Photo Credit: Wikimedia

Beards and perceptions of masculinity

The study used 919 American (mostly white) women ages 18-70 who rated 30 pictures of men they were shown with various stages of facial hair growth. The photographs depicted men with faces that had been digitally altered to look more feminine or more masculine, with a beard and without a beard. The women rated the men according to perceived attractiveness for long-term and short-term relationships. The study found that the more facial hair the men had, the higher the men were rated on their attractiveness, particularly for their suitability for a long-term relationship.
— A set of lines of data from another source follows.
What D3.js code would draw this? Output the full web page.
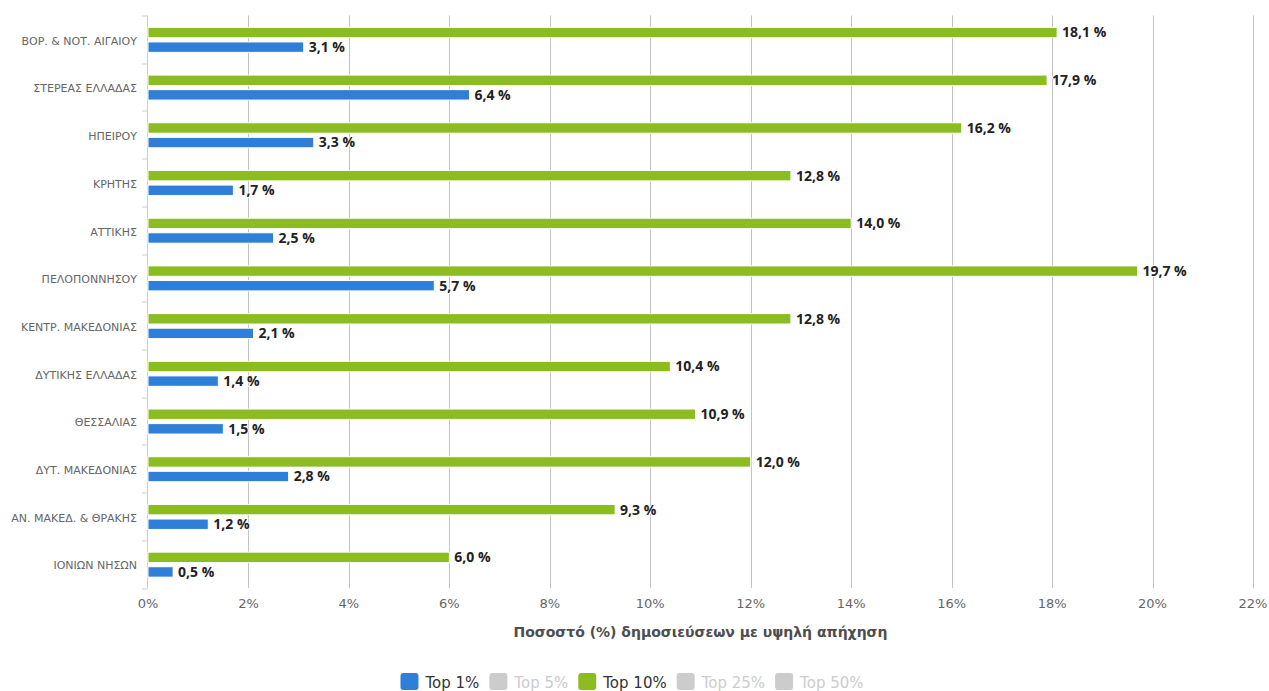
<!DOCTYPE html>
<html>
<head>
<meta charset="utf-8">
<script src="https://cdn.jsdelivr.net/npm/d3@7"></script>
<style>
  body { margin: 0; background: #fff; }
  svg { display: block; font-family: "DejaVu Sans", sans-serif; }
</style>
</head>
<body>
<div id="chart"></div>
<script>
"use strict";

// regions, top to bottom
const categories = [
  "ΒΟΡ. & ΝΟΤ. ΑΙΓΑΙΟΥ", "ΣΤΕΡΕΑΣ ΕΛΛΑΔΑΣ", "ΗΠΕΙΡΟΥ", "ΚΡΗΤΗΣ", "ΑΤΤΙΚΗΣ",
  "ΠΕΛΟΠΟΝΝΗΣΟΥ", "ΚΕΝΤΡ. ΜΑΚΕΔΟΝΙΑΣ", "ΔΥΤΙΚΗΣ ΕΛΛΑΔΑΣ", "ΘΕΣΣΑΛΙΑΣ",
  "ΔΥΤ. ΜΑΚΕΔΟΝΙΑΣ", "ΑΝ. ΜΑΚΕΔ. & ΘΡΑΚΗΣ", "ΙΟΝΙΩΝ ΝΗΣΩΝ"
];
const top10 = [18.1, 17.9, 16.2, 12.8, 14.0, 19.7, 12.8, 10.4, 10.9, 12.0, 9.3, 6.0];
const top1  = [3.1, 6.4, 3.3, 1.7, 2.5, 5.7, 2.1, 1.4, 1.5, 2.8, 1.2, 0.5];
const xTicks = [0, 2, 4, 6, 8, 10, 12, 14, 16, 18, 20, 22];
const legendItems = ["Top 1%", "Top 5%", "Top 10%", "Top 25%", "Top 50%"];
const legendVisible = [true, false, true, false, false];

const W = 1269, H = 691;
const margin = {top: 15.5, right: 16, bottom: 103, left: 148};
const plotW = W - margin.left - margin.right,
      plotH = H - margin.top - margin.bottom;

const svg = d3.select("#chart").append("svg")
    .attr("width", W)
    .attr("height", H);

const g = svg.append("g")
    .attr("transform", "translate(" + margin.left + "," + margin.top + ")");

const x = d3.scaleLinear().domain([0, 22]).range([0, plotW]);
const y0 = d3.scaleBand().domain(categories).range([0, plotH]);
const bw = y0.bandwidth();
const series = [
  {key: "top10", values: top10, color: "#8bbc21"},
  {key: "top1", values: top1, color: "#2f7ed8"}
];
const y1 = d3.scaleBand()
    .domain(series.map(d => d.key))
    .range([bw / 2 - 12, bw / 2 + 13])
    .paddingInner(0.286);

// grid lines
g.append("g")
  .selectAll("line")
  .data(xTicks.slice(1))
  .join("line")
    .attr("x1", d => Math.round(x(d)) + 0.5)
    .attr("x2", d => Math.round(x(d)) + 0.5)
    .attr("y1", 0)
    .attr("y2", plotH)
    .attr("stroke", "#c4c4c4")
    .attr("stroke-width", 1);

// x tick labels
g.append("g")
  .selectAll("text")
  .data(xTicks)
  .join("text")
    .attr("x", d => x(d))
    .attr("y", plotH + 20)
    .attr("text-anchor", "middle")
    .attr("font-size", 13)
    .attr("fill", "#666")
    .text(d => d + "%");

// x axis title
g.append("text")
    .attr("x", plotW / 2)
    .attr("y", plotH + 49)
    .attr("text-anchor", "middle")
    .attr("font-size", 14)
    .attr("font-weight", "bold")
    .attr("fill", "#4d4d4d")
    .text("Ποσοστό (%) δημοσιεύσεων με υψηλή απήχηση");

// y axis line and ticks
const yAxis = g.append("g").attr("stroke", "#c0d0e0");
yAxis.append("line")
    .attr("x1", -0.5).attr("x2", -0.5)
    .attr("y1", 0).attr("y2", plotH);
yAxis.selectAll(".tick")
  .data(d3.range(categories.length + 1))
  .join("line")
    .attr("class", "tick")
    .attr("x1", -6).attr("x2", -0.5)
    .attr("y1", i => Math.round(i * bw) + 0.5)
    .attr("y2", i => Math.round(i * bw) + 0.5);

// category labels
g.append("g")
  .selectAll("text")
  .data(categories)
  .join("text")
    .attr("x", -11)
    .attr("y", d => y0(d) + bw / 2 + 1.5)
    .attr("dy", "0.35em")
    .attr("text-anchor", "end")
    .attr("font-size", 11)
    .attr("fill", "#666")
    .text(d => d);

// bars
const groups = g.append("g")
  .selectAll("g")
  .data(series)
  .join("g")
    .attr("fill", d => d.color);

groups.selectAll("rect")
  .data(s => s.values.map((v, i) => ({key: s.key, cat: categories[i], v: v})))
  .join("rect")
    .attr("x", 0)
    .attr("y", d => y0(d.cat) + y1(d.key))
    .attr("width", d => x(d.v))
    .attr("height", y1.bandwidth())
    .attr("stroke", "#fff")
    .attr("stroke-width", 1);

// data labels
const fmt = v => v.toFixed(1).replace(".", ",") + " %";
groups.selectAll("text")
  .data(s => s.values.map((v, i) => ({key: s.key, cat: categories[i], v: v})))
  .join("text")
    .attr("x", d => x(d.v) + 5)
    .attr("y", d => y0(d.cat) + y1(d.key) + y1.bandwidth() / 2)
    .attr("dy", "0.35em")
    .attr("font-family", "'Open Sans', sans-serif")
    .attr("font-size", 14)
    .attr("font-weight", "bold")
    .attr("fill", "#222")
    .attr("stroke", "#fff")
    .attr("stroke-width", 2)
    .attr("paint-order", "stroke")
    .text(d => fmt(d.v));

// legend
const legendColors = ["#2f7ed8", "#ccc", "#8bbc21", "#ccc", "#ccc"];
const legend = svg.append("g");
let lx = 0;
legendItems.forEach((name, i) => {
  const item = legend.append("g").attr("transform", "translate(" + lx + ",0)");
  item.append("rect")
      .attr("x", 0).attr("y", 0)
      .attr("width", 18).attr("height", 17)
      .attr("rx", 3)
      .attr("fill", legendColors[i]);
  const t = item.append("text")
      .attr("x", 25)
      .attr("y", 15)
      .attr("font-size", 15)
      .attr("fill", legendVisible[i] ? "#333" : "#ccc")
      .text(name);
  lx += 25 + t.node().getComputedTextLength() + 10;
});
lx -= 10;
legend.attr("transform", "translate(" + (632 - lx / 2) + ",673)");
</script>
</body>
</html>
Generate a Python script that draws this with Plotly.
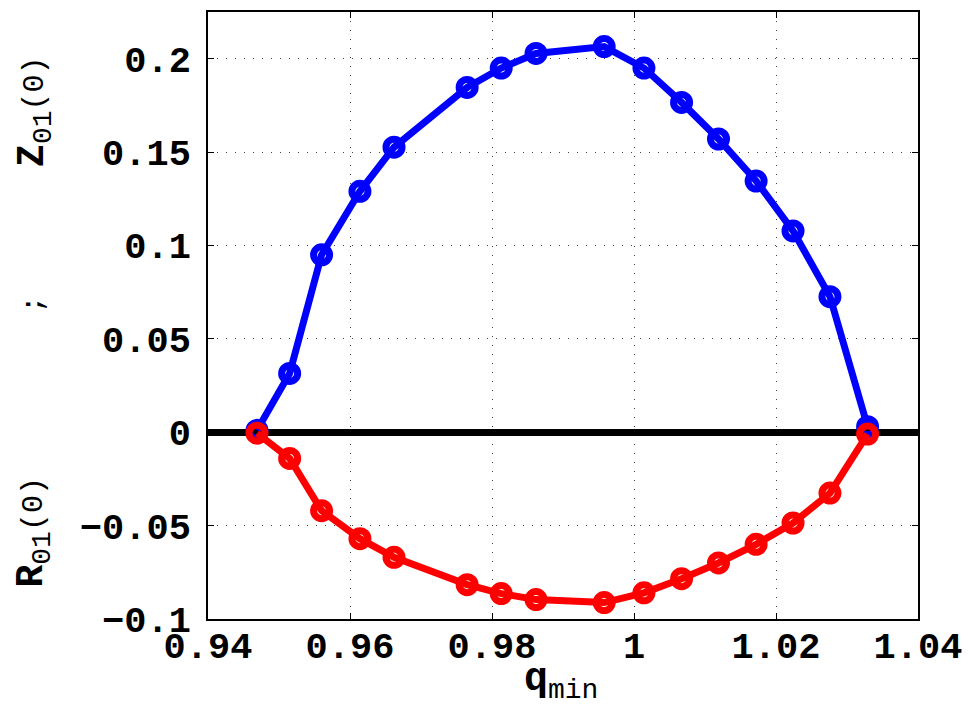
import plotly.graph_objects as go

q_min = [0.9469, 0.9515, 0.9560, 0.9614, 0.9662, 0.9765, 0.9813, 0.9862,
         0.9958, 1.0014, 1.0067, 1.0119, 1.0172, 1.0224, 1.0276, 1.0329]
z01 = [0.001, 0.0315, 0.095, 0.129, 0.1526, 0.1846, 0.195, 0.2028,
       0.2065, 0.195, 0.1766, 0.157, 0.1345, 0.1078, 0.0726, 0.003]
r01 = [-0.0005, -0.014, -0.042, -0.057, -0.067, -0.0816, -0.0864, -0.0896,
       -0.0912, -0.086, -0.0784, -0.070, -0.060, -0.0486, -0.0326, -0.001]

x_ticks = [0.94, 0.96, 0.98, 1.0, 1.02, 1.04]
x_tick_labels = ["0.94", "0.96", "0.98", "1", "1.02", "1.04"]
y_ticks = [-0.1, -0.05, 0, 0.05, 0.1, 0.15, 0.2]
y_tick_labels = ["\u22120.1", "\u22120.05", "0", "0.05", "0.1", "0.15", "0.2"]

FONT = "Liberation Mono"
TICK = dict(family=FONT, size=37, weight="bold", color="black")
GRID = dict(showgrid=True, gridcolor="#444444", griddash="1px,8px", gridwidth=1.2)

fig = go.Figure()
fig.add_trace(go.Scatter(
    x=q_min, y=z01, mode="lines+markers",
    line=dict(color="#0000ff", width=7),
    marker=dict(symbol="circle-open", size=16, color="#0000ff",
                line=dict(width=7, color="#0000ff")),
    showlegend=False))
fig.add_trace(go.Scatter(
    x=q_min, y=r01, mode="lines+markers",
    line=dict(color="#ff0000", width=7),
    marker=dict(symbol="circle-open", size=16, color="#ff0000",
                line=dict(width=7, color="#ff0000")),
    showlegend=False))

fig.update_layout(
    width=972, height=705,
    margin=dict(l=208, r=49, t=10, b=86),
    plot_bgcolor="white", paper_bgcolor="white",
    font=dict(family=FONT, size=30, color="black"),
    xaxis=dict(range=[0.94, 1.04], tickvals=x_ticks, ticktext=x_tick_labels,
               showline=True, linecolor="black", linewidth=1.5, mirror="ticks",
               ticks="inside", ticklen=6, tickcolor="black", tickwidth=1,
               tickfont=TICK, zeroline=False, ticklabelstandoff=-7, **GRID),
    yaxis=dict(range=[-0.1, 0.225], tickvals=y_ticks, ticktext=y_tick_labels,
               showline=True, linecolor="black", linewidth=1.5, mirror="ticks",
               ticks="inside", ticklen=6, tickcolor="black", tickwidth=1,
               tickfont=TICK,
               zeroline=True, zerolinecolor="black", zerolinewidth=7,
               ticklabelstandoff=8, **GRID),
)

SUB = '<sub><span style="font-size:28px">{}</span></sub>'

fig.add_annotation(text="<b>q</b>" + SUB.format("min"), xref="paper", yref="paper",
                   x=0.497, y=-(655 - 619) / 609, yanchor="top", xanchor="center",
                   showarrow=False, font=dict(family=FONT, size=40))
fig.add_annotation(text='<b>R</b>' + SUB.format("01") + '<span style="font-size:30px">(0)</span>',
                   xref="paper", yref="paper",
                   x=-(208 - 33) / 715, y=(619 - 532) / 609, textangle=-90,
                   xanchor="center", yanchor="middle", showarrow=False,
                   font=dict(family=FONT, size=38))
fig.add_annotation(text=";", xref="paper", yref="paper",
                   x=-(208 - 33) / 715, y=(619 - 303) / 609, textangle=-90,
                   xanchor="center", yanchor="middle", showarrow=False,
                   font=dict(family=FONT, size=30))
fig.add_annotation(text='<b>Z</b>' + SUB.format("01") + '<span style="font-size:30px">(0)</span>',
                   xref="paper", yref="paper",
                   x=-(208 - 33) / 715, y=(619 - 110) / 609, textangle=-90,
                   xanchor="center", yanchor="middle", showarrow=False,
                   font=dict(family=FONT, size=38))

fig.write_html("out.html")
Part of this might be attributed to facial masculinity — i.e. protruding brow ridge, wide cheekbones, thick jawline, and deeply set narrow eyes — which conveys information to a woman about a man’s underlying health and formidability. Women tend to associate more masculine faces with physical strength and social assertiveness. It can also indicate a man with a superior immune response. The researchers suggested that their findings favoring bearded men could be due to the fact that facial hair enhances the masculine facial features on a man’s face, like creating the illusion of a thicker jaw line. This could communicate direct benefits to women like resources and protection that would enhance survival among mothers and their infants. In other words, while a beard doesn’t mean superior genetics in and of itself, it might be a primitive, ornamental way of saying, “Hey girl, I’m a testosterone-fueled lean, mean, pathogen fighting machine.”

It could also be that a beard becomes its own destiny. The researchers in this study cite prior research that found that by growing a beard, men felt more masculine and had higher levels of serum testosterone, which was linked to a higher level of social dominance. They also tended to subscribe to more old-school beliefs about gender roles in their relationships with women as compared to men with clean-shaven faces.

What does disgust have to do with beard preference?

Obviously, not all women dig beards. The researchers were particularly interested in what traits make a women prefer bearded men over clean-shaven faces. They looked into several factors including a woman’s disgust levels on various concepts, her desire to become pregnant, and her exposure to facial hair in her personal life.

According to the study, women who were not into facial hair were turned-off by potential parasites or other critters they imagined could be in the hair or skin. Women ranking high on this “ectoparasite disgust” scale might have viewed beards as a sign of poor grooming habits. However, women who ranked higher in levels of “pathogen” did find the bearded men to be desirable, possibly because they perceived beards as a signal of good health and immune function. An intriguing discovery in the study was links to morality. Women who displayed higher levels of “moral disgust,” or feelings of repugnance toward taboo behaviors, were more likely to prefer hairy faces. The authors opined that this could reflect a link between beardedness, politically conservative outlooks, and traditional views regarding performances of masculinity in heterosexual relationships.

Additional findings

The correlations that existed between married and single women’s rating on the attractiveness of beards were not particularly clear, although the researchers noted that single and married women who wanted children tended to find beards more attractive than the women who didn’t want children. They also found that women with bearded husbands found beards to be more attractive, which might indicate that social exposure to beards influences how desirable they are perceived of as being. Or it could be that men with wives who like beards grow beards.

It’s important to note that culture plays a huge role in how attractive women perceive certain male characteristics as being. This study looked at a small, culturally specific group of American women, so no big, universal claims should be made about masculinity, facial hair, and male desirability to women. However, research like this is important in highlighting how human grooming decisions are driven by much more than fashion trends. Sociobiological, economic, and ecological factors all play a part in the way we choose to present ourselves.